Section 619 is a cornerstone of the Wall Street Reform Act that Congress enacted in the wake of the financial crisis to prohibit taxpayer-backed banks from risky proprietary trading and from owning private equity and hedge funds. These latest amendments (2019 rule) to the Volcker Rule open the door to the very risky, speculative activities that Congress sought to prohibit.
Numerous aspects of the 2019 rule are problematic. Broadly, it appears that all of the amendments to the original Volcker Rule finalized in December 2013 (2013 rule) would permit more proprietary trading by banks or result in less information provided to your agencies. Among the rollbacks in the 2019 rule that alarm us are the: narrowing the definition of “trading account,” including by weakening the short-term intent prong; eliminating metrics reporting; removing activity restrictions on non-U.S. banks; and expanding permitted activity related to covered funds.
The 2019 rule changes the definition of “trading account” and illustrates the deregulatory approach taken by your agencies.

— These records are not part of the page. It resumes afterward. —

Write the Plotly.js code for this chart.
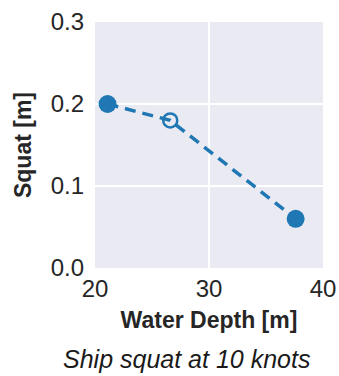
<!DOCTYPE html>
<html><head><meta charset="utf-8">
<script src="https://cdn.plot.ly/plotly-3.0.1.min.js"></script>
<style>html,body{margin:0;padding:0;background:#fff}#c{width:339px;height:376px}</style>
</head><body><div id="c"></div>
<script>
const depth = [21.1, 26.6, 37.6];
const squat = [0.20, 0.18, 0.06];
const filledDepth = [21.1, 37.6];
const filledSquat = [0.20, 0.06];
const openDepth = [26.6];
const openSquat = [0.18];
const xTicks = [20, 30, 40];
const yTicks = [0, 0.1, 0.2, 0.3];
const yTickText = ['0.0', '0.1', '0.2', '0.3'];
const blue = '#1f77b4';
const data = [
  {x: depth, y: squat, mode: 'lines', line: {color: blue, width: 3.5, dash: '11px,7px'}, hoverinfo: 'skip'},
  {x: filledDepth, y: filledSquat, mode: 'markers', marker: {color: blue, size: 18}},
  {x: openDepth, y: openSquat, mode: 'markers', marker: {color: 'rgba(0,0,0,0)', size: 14, line: {color: blue, width: 2.5}}}
];
const font = {family: 'Liberation Sans, Arial, sans-serif', color: '#262626'};
const layout = {
  width: 339, height: 376, showlegend: false,
  margin: {l: 95, r: 16, t: 22, b: 108},
  paper_bgcolor: '#fff', plot_bgcolor: '#EAEAF2',
  font: font,
  xaxis: {range: [20, 40], tickvals: xTicks, ticktext: xTicks.map(String), showgrid: true, gridcolor: '#fff', gridwidth: 2,
    zeroline: false, showline: false, ticks: '', tickfont: {size: 24, color: '#262626'}, ticklabelstandoff: 4,
    title: {text: 'Water Depth [m]', font: {size: 23, color: '#262626', weight: 'bold'}, standoff: 10}},
  yaxis: {range: [0, 0.3], tickvals: yTicks, ticktext: yTickText, showgrid: true, gridcolor: '#fff', gridwidth: 2,
    zeroline: false, showline: false, ticks: '', tickfont: {size: 24, color: '#262626'}, ticklabelstandoff: 10,
    title: {text: 'Squat [m]', font: {size: 23, color: '#262626', weight: 'bold'}, standoff: 12}},
  annotations: [{text: '<i>Ship squat at 10 knots</i>', xref: 'paper', yref: 'paper', x: 0.4, y: -0.43, xanchor: 'center', yanchor: 'bottom',
    showarrow: false, borderpad: 0, font: {size: 25, color: '#1a1a1a'}}]
};
Plotly.newPlot('c', data, layout, {displayModeBar: false, staticPlot: true});
</script></body></html>
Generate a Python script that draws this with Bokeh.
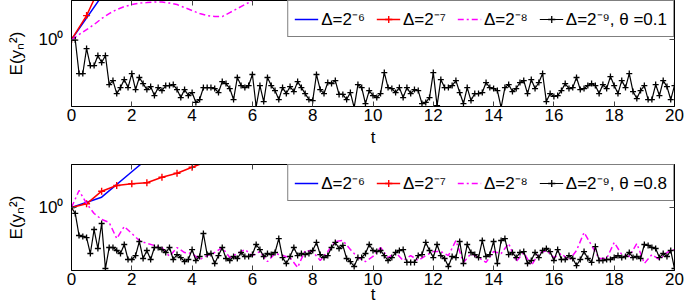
import numpy as np
from bokeh.plotting import figure
from bokeh.layouts import column
from bokeh.models import (Range1d, LinearAxis, LogAxis, FixedTicker, Legend,
                          LegendItem, CustomJSTickFormatter)
from bokeh.embed import file_html
from bokeh.resources import INLINE

# ---------------- data ----------------
x_ticks = [0, 2, 4, 6, 8, 10, 12, 14, 16, 18, 20]
labels_top = ["Δ=2⁻⁶", "Δ=2⁻⁷", "Δ=2⁻⁸", "Δ=2⁻⁹, θ =0.1"]
labels_bot = ["Δ=2⁻⁶", "Δ=2⁻⁷", "Δ=2⁻⁸", "Δ=2⁻⁹, θ =0.8"]

# theta = 0.1
top_blue_t = [0, 1, 2, 3]
top_blue = [1.0, 2.44, 6.0, 14.0]
top_red_t = [0, 0.5, 1.0, 1.5, 2.0]
top_red = [1.0, 1.64, 3.2, 6.3, 12.0]
top_mag_t = [0, 0.25, 0.5, 0.75, 1.0, 1.25, 1.5, 1.75, 2.0, 2.25, 2.5, 2.75, 3.0,
             3.25, 3.5, 3.75, 4.0, 4.25, 4.5, 4.75, 5.0, 5.25, 5.5, 5.75, 6.0, 6.25, 6.5]
top_mag = [1.000, 1.108, 1.229, 1.363, 1.542, 1.710, 1.857, 1.975, 2.059, 2.123,
           2.145, 2.168, 2.168, 2.123, 2.059, 1.935, 1.819, 1.710, 1.641, 1.607,
           1.607, 1.746, 1.896, 2.059, 2.236, 2.428, 2.637]
top_black = [
    1.000, 0.990, 0.496, 0.496, 0.831, 0.585, 0.585, 0.719, 0.622, 0.719,
    0.395, 0.429, 0.328, 0.371, 0.438, 0.371, 0.496, 0.356, 0.457, 0.403,
    0.356, 0.379, 0.315, 0.371, 0.349, 0.387, 0.387, 0.395, 0.356, 0.302,
    0.356, 0.315, 0.335, 0.273, 0.290, 0.371, 0.371, 0.371, 0.364, 0.335,
    0.420, 0.403, 0.364, 0.290, 0.457, 0.387, 0.371, 0.387, 0.486, 0.251,
    0.387, 0.278, 0.457, 0.387, 0.349, 0.290, 0.371, 0.328, 0.379, 0.342,
    0.420, 0.371, 0.328, 0.290, 0.284, 0.486, 0.356, 0.328, 0.412, 0.403,
    0.429, 0.322, 0.322, 0.290, 0.335, 0.246, 0.395, 0.371, 0.267, 0.349,
    0.315, 0.302, 0.328, 0.506, 0.371, 0.364, 0.335, 0.371, 0.302, 0.371,
    0.328, 0.356, 0.349, 0.267, 0.273, 0.302, 0.506, 0.256, 0.438, 0.371,
    0.371, 0.387, 0.429, 0.335, 0.267, 0.371, 0.284, 0.328, 0.328, 0.335,
    0.412, 0.371, 0.364, 0.349, 0.246, 0.371, 0.395, 0.342, 0.364, 0.412,
    0.429, 0.328, 0.438, 0.364, 0.412, 0.496, 0.278, 0.328, 0.309, 0.315,
    0.349, 0.403, 0.364, 0.371, 0.457, 0.356, 0.364, 0.387, 0.403, 0.387,
    0.328, 0.395, 0.364, 0.466, 0.387, 0.328, 0.429, 0.371, 0.496, 0.342,
    0.296, 0.349, 0.387, 0.290, 0.290, 0.395, 0.315, 0.429, 0.379, 0.290,
    0.387]

# theta = 0.8
bot_blue_t = [0, 1, 2, 3]
bot_blue = [1.0, 1.237, 2.09, 3.52]
bot_red_t = [0, 0.5, 1.0, 1.5, 2.0, 2.5, 3.0, 3.5, 4.0, 4.5, 5.0]
bot_red = [1.0, 1.079, 1.400, 1.574, 1.631, 1.665, 1.868, 2.029, 2.297, 2.584, 2.92]
bot_mag = [
    1.000, 1.420, 1.086, 0.884, 0.781, 0.734, 0.527, 0.676, 0.585, 0.506,
    0.476, 0.457, 0.438, 0.364, 0.438, 0.395, 0.387, 0.342, 0.371, 0.395,
    0.438, 0.356, 0.387, 0.420, 0.371, 0.403, 0.328, 0.387, 0.371, 0.356,
    0.290, 0.412, 0.403, 0.335, 0.403, 0.496, 0.506, 0.420, 0.356, 0.328,
    0.364, 0.438, 0.356, 0.395, 0.335, 0.371, 0.335, 0.371, 0.403, 0.403,
    0.371, 0.506, 0.322, 0.387, 0.356, 0.322, 0.403, 0.387, 0.476, 0.328,
    0.395, 0.302, 0.387, 0.412, 0.356, 0.387, 0.335, 0.412, 0.597, 0.457,
    0.349, 0.349, 0.486, 0.379, 0.364, 0.476, 0.315, 0.379, 0.342, 0.395,
    0.420]
bot_black = [
    1.000, 0.884, 0.561, 0.550, 0.538, 0.387, 0.635, 0.429, 0.719, 0.284,
    0.438, 0.438, 0.412, 0.387, 0.466, 0.342, 0.342, 0.371, 0.496, 0.349,
    0.412, 0.342, 0.438, 0.438, 0.420, 0.395, 0.438, 0.342, 0.379, 0.356,
    0.328, 0.342, 0.420, 0.335, 0.364, 0.585, 0.379, 0.387, 0.315, 0.371,
    0.438, 0.349, 0.335, 0.364, 0.349, 0.395, 0.364, 0.364, 0.379, 0.466,
    0.420, 0.364, 0.387, 0.379, 0.395, 0.527, 0.356, 0.315, 0.364, 0.438,
    0.371, 0.387, 0.379, 0.387, 0.412, 0.486, 0.379, 0.356, 0.371, 0.438,
    0.486, 0.429, 0.457, 0.349, 0.328, 0.296, 0.356, 0.356, 0.387, 0.466,
    0.412, 0.403, 0.412, 0.371, 0.335, 0.356, 0.395, 0.412, 0.420, 0.322,
    0.322, 0.322, 0.371, 0.379, 0.486, 0.412, 0.356, 0.466, 0.371, 0.349,
    0.296, 0.364, 0.356, 0.496, 0.315, 0.466, 0.395, 0.379, 0.356, 0.506,
    0.364, 0.379, 0.496, 0.315, 0.506, 0.527, 0.379, 0.395, 0.356, 0.395,
    0.403, 0.315, 0.335, 0.395, 0.356, 0.412, 0.429, 0.403, 0.335, 0.420,
    0.342, 0.342, 0.371, 0.349, 0.302, 0.342, 0.403, 0.349, 0.322, 0.447,
    0.335, 0.335, 0.342, 0.342, 0.356, 0.371, 0.356, 0.364, 0.395, 0.356,
    0.364, 0.349, 0.466, 0.457, 0.438, 0.429, 0.356, 0.387, 0.364, 0.412,
    0.284]

t_black = np.linspace(0, 20, len(top_black))
t_mag_bot = np.linspace(0, 20, len(bot_mag))

FONT = "Liberation Sans"
BLUE, RED, MAG, BLACK = "#0000ff", "#ff0000", "#ff00ff", "#000000"


def empty_fmt():
    return CustomJSTickFormatter(code="return ''")


def make_fig(height, min_top, min_bottom, y_lo, y_hi, t_standoff):
    p = figure(width=685, height=height, x_range=Range1d(0, 20),
               y_range=Range1d(y_lo, y_hi), y_axis_type="log",
               output_backend="svg", toolbar_location=None,
               min_border_left=71, min_border_right=11,
               min_border_top=min_top, min_border_bottom=min_bottom)
    p.xgrid.visible = False
    p.ygrid.visible = False
    p.outline_line_color = "black"
    p.outline_line_width = 1
    p.background_fill_color = "white"
    p.border_fill_color = "white"

    xa = p.xaxis[0]
    xa.ticker = FixedTicker(ticks=x_ticks)
    xa.axis_label = "t"
    ya = p.yaxis[0]
    ya.ticker = FixedTicker(ticks=[1])
    ya.major_label_overrides = {1: "10⁰"}
    ya.axis_label = "E(yₙ²)"
    for ax in (xa, ya):
        ax.major_tick_in = 5
        ax.major_tick_out = 0
        ax.minor_tick_line_color = None
        ax.major_tick_line_color = "#444444"
        ax.axis_line_color = "black"
        ax.major_label_text_font = FONT
        ax.major_label_text_font_size = "17px"
        ax.major_label_text_color = "black"
        ax.axis_label_text_font = FONT
        ax.axis_label_text_font_size = "17px"
        ax.axis_label_text_font_style = "normal"
        ax.axis_label_text_color = "black"
    xa.major_label_standoff = 2
    xa.axis_label_standoff = t_standoff
    ya.major_label_standoff = 8
    ya.axis_label_standoff = 10

    top_ax = LinearAxis(ticker=FixedTicker(ticks=x_ticks), formatter=empty_fmt(),
                        major_tick_in=5, major_tick_out=0, major_label_standoff=0,
                        minor_tick_line_color=None, major_tick_line_color="#444444",
                        axis_line_color="black")
    p.add_layout(top_ax, "above")
    right_ax = LogAxis(ticker=FixedTicker(ticks=[1]), formatter=empty_fmt(),
                       major_tick_in=5, major_tick_out=0, major_label_standoff=0,
                       minor_tick_line_color=None, major_tick_line_color="#444444",
                       axis_line_color="black")
    p.add_layout(right_ax, "right")
    return p


def add_series(p, bt, bv, rt, rv, mt, mv, kt, kv, labels):
    lb = p.line(bt, bv, line_color=BLUE, line_width=1.5)
    lr = p.line(rt, rv, line_color=RED, line_width=1.5)
    sr = p.scatter(rt, rv, marker="cross", size=7, line_color=RED, line_width=1.4)
    lm = p.line(mt, mv, line_color=MAG, line_width=1.5, line_dash="6 3 2 3")
    lk = p.line(kt, kv, line_color=BLACK, line_width=1.2)
    sk = p.scatter(kt, kv, marker="cross", size=6, line_color=BLACK, line_width=1.3)
    items = [LegendItem(label=labels[0], renderers=[lb]),
             LegendItem(label=labels[1], renderers=[lr, sr]),
             LegendItem(label=labels[2], renderers=[lm]),
             LegendItem(label=labels[3], renderers=[lk, sk])]
    leg = Legend(items=items, location="top_right", orientation="horizontal",
                 border_line_color="black", border_line_width=1,
                 background_fill_color="white", background_fill_alpha=1,
                 margin=0, padding=6, spacing=11, glyph_width=24,
                 glyph_height=18, label_height=18, label_standoff=3,
                 label_text_font=FONT, label_text_font_size="17px",
                 label_text_color="black")
    p.add_layout(leg)


p1 = make_fig(150, 0, 44, 0.2512, 2.239, 4)
add_series(p1, top_blue_t, top_blue, top_red_t, top_red, top_mag_t, top_mag,
           t_black, top_black, labels_top)

p2 = make_fig(157, 14, 37, 0.2726, 2.428, -3)
add_series(p2, bot_blue_t, bot_blue, bot_red_t, bot_red, t_mag_bot, bot_mag,
           t_black, bot_black, labels_bot)

layout = column(p1, p2, spacing=0)
open("out.html", "w").write(file_html(layout, INLINE))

As you know, the Volcker Rule prohibits proprietary trading by banking entities by limiting their ability to act as principal, using their own funds, for their “trading account,” which means any account comprising trading positions that have been taken principally for the purpose of selling in the near term. The 2013 rule put substance over form to capture positions regardless of how they are reported on banks’ balance sheets.
Unfortunately, the 2019 rule upends this restriction by limiting the “trading account” to include only those positions that are reported on banks’ balance sheets as trading assets or liabilities. This significantly reduces the scope of the Volcker Rule.

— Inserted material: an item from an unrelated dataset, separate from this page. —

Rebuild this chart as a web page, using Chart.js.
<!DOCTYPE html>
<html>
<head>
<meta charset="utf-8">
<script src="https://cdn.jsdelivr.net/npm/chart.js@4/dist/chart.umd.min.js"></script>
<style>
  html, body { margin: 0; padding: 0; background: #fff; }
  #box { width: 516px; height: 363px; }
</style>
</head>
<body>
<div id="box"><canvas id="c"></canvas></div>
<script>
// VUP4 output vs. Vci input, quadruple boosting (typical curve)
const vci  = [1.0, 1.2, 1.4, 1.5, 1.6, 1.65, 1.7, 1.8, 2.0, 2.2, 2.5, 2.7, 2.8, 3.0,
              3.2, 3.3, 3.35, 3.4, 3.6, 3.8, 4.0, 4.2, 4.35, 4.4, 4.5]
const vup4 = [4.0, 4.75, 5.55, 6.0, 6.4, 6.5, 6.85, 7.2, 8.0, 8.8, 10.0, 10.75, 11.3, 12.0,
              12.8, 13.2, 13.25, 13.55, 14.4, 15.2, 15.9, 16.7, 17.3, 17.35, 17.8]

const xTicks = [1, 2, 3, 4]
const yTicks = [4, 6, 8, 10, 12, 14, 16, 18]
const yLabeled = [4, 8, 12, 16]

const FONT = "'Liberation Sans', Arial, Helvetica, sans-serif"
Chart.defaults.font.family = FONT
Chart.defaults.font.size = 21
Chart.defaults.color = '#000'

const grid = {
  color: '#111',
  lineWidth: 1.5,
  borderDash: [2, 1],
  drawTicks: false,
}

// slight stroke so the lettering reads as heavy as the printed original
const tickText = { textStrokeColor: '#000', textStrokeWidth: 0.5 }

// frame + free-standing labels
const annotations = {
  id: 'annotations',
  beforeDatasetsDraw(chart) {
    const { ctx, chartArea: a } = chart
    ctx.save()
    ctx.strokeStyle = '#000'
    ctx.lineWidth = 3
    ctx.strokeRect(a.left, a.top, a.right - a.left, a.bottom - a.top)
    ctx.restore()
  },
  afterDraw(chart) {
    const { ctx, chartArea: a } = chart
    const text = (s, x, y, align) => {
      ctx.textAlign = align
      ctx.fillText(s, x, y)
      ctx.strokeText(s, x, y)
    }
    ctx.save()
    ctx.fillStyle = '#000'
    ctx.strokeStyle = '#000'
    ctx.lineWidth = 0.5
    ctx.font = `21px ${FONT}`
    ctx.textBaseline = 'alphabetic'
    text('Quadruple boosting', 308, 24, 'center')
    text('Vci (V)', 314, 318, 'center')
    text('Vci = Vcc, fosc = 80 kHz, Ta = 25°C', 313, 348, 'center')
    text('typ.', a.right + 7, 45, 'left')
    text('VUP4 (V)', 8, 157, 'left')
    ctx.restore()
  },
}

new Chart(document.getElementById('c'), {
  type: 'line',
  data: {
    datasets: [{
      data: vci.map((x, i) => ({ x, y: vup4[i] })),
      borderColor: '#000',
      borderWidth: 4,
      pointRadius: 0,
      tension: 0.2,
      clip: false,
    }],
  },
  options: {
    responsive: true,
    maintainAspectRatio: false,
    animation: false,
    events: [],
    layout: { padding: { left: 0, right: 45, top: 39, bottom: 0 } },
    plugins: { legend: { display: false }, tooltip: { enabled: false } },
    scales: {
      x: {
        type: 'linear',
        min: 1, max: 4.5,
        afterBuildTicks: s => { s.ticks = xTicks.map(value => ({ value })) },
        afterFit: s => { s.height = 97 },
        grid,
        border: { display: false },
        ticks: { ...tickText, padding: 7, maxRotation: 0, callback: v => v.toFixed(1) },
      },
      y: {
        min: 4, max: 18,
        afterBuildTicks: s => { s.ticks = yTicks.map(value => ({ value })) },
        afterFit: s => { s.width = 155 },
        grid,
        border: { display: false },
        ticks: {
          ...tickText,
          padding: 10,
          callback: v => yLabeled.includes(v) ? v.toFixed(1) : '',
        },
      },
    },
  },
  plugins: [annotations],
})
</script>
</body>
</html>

As FDIC Director Marty Gruenberg explained in his dissenting statement, at the holding company level, the 2019 rule would capture $1.8 trillion in financial instruments, instead of $2.4 trillion under the 2013 rule—a 25 percent reduction. He further noted that at the bank level the 2019 rule would capture only $635 billion of financial instruments, excluding about 46 percent of the financial instruments the 2013 rule would have captured.
There will be less transparency regarding banking activities under the 2019 rule by the elimination of significant reporting and record keeping requirements. As stated in the 2019 rule, “the revised metrics in the final rule would result in a 67 percent reduction in the number of data items and approximately 94 percent reduction in the total volume of data,” compared to the 2013 rule. We find your stated justification that the remaining reporting requirements are “generally useful” to demonstrate compliance and “do not pose a special calculation burden” to be insufficient explanations for the significant reductions in required information.
This is the type of information that Members of Congress have repeatedly requested your agencies publish in order to provide transparency to policymakers and market participants. While we appreciate that you will “continue to consider whether some or all of the quantitative measurements should be publicly disclosed,” we believe reducing the required data diminishes its usefulness. In any case, publishing that data, even on a delayed basis without any confidential information, is necessary for proper oversight by Congress.
Overall, the changes in the 2019 rule are contrary to the statutory purpose of Section 619 of the Wall Street Reform Act to prohibit proprietary trading by banking entities. As former Federal Reserve Chairman and the original proponent of the rule, Paul Volcker noted in his recent letter to Chair Powell, the U.S. is enjoying its longest economic expansion, banks are spending their profits on dividends and share buybacks, loan growth exceeds nominal GDP growth and the unemployment rate is at 50-year lows. In concluding, he added, ‘[t]hese facts belie any justification for the new rule. It bolsters the views of skeptics who believe that the ‘simplification’ effort was merely a ploy to weaken the core elements of reform.”
In short, the 2019 rule is simply a giveaway to Wall Street banks that puts taxpayer-backed banks at risk. We believe the changes to the Volcker Rule and other regulatory changes proposed and implemented by your agencies threaten the stability of the financial system.
So that we may better understand and respond to the potential risks of the exemptions and exclusions in the 2019 rule to taxpayers and the U.S. economy, please respond to the following by October 25, 2019.
- Please provide the data and metrics, including the quantitative metrics required under the 2013 rule, that you considered in your analysis.
- Please explain what you learned from that data to justify eliminating or reducing the information and data reported by banking entities. In particular, please highlight:
- the metrics that you determined were unnecessary and the reporting metrics under the 2019 rule that would provide comparable information;
- the metrics that support establishing the revised reporting thresholds (e.g., setting the $20 billion level for banking entities with significant trading assets and liabilities);
- how you determined that the reduced data collected under the 2019 rule will not impact any response to or analysis of a potential financial crisis; and
- how you measured the increase in resolution costs for a banking entity as a result of gathering less data.
Finally, you stated that you intend to rewrite additional aspects of the 2013 rule relating to covered funds in a subsequent rulemaking. We are concerned that those revisions will permit additional investments in speculative hedge funds and other vehicles that will increase risks to banks and the financial system.
Accordingly, we urge you to reconsider your decision to adopt the 2019 rule to the Volcker Rule that permits banks, backed by U.S. taxpayers, to once again engage in risky trading and investment activity.
Thank you for your attention to this matter.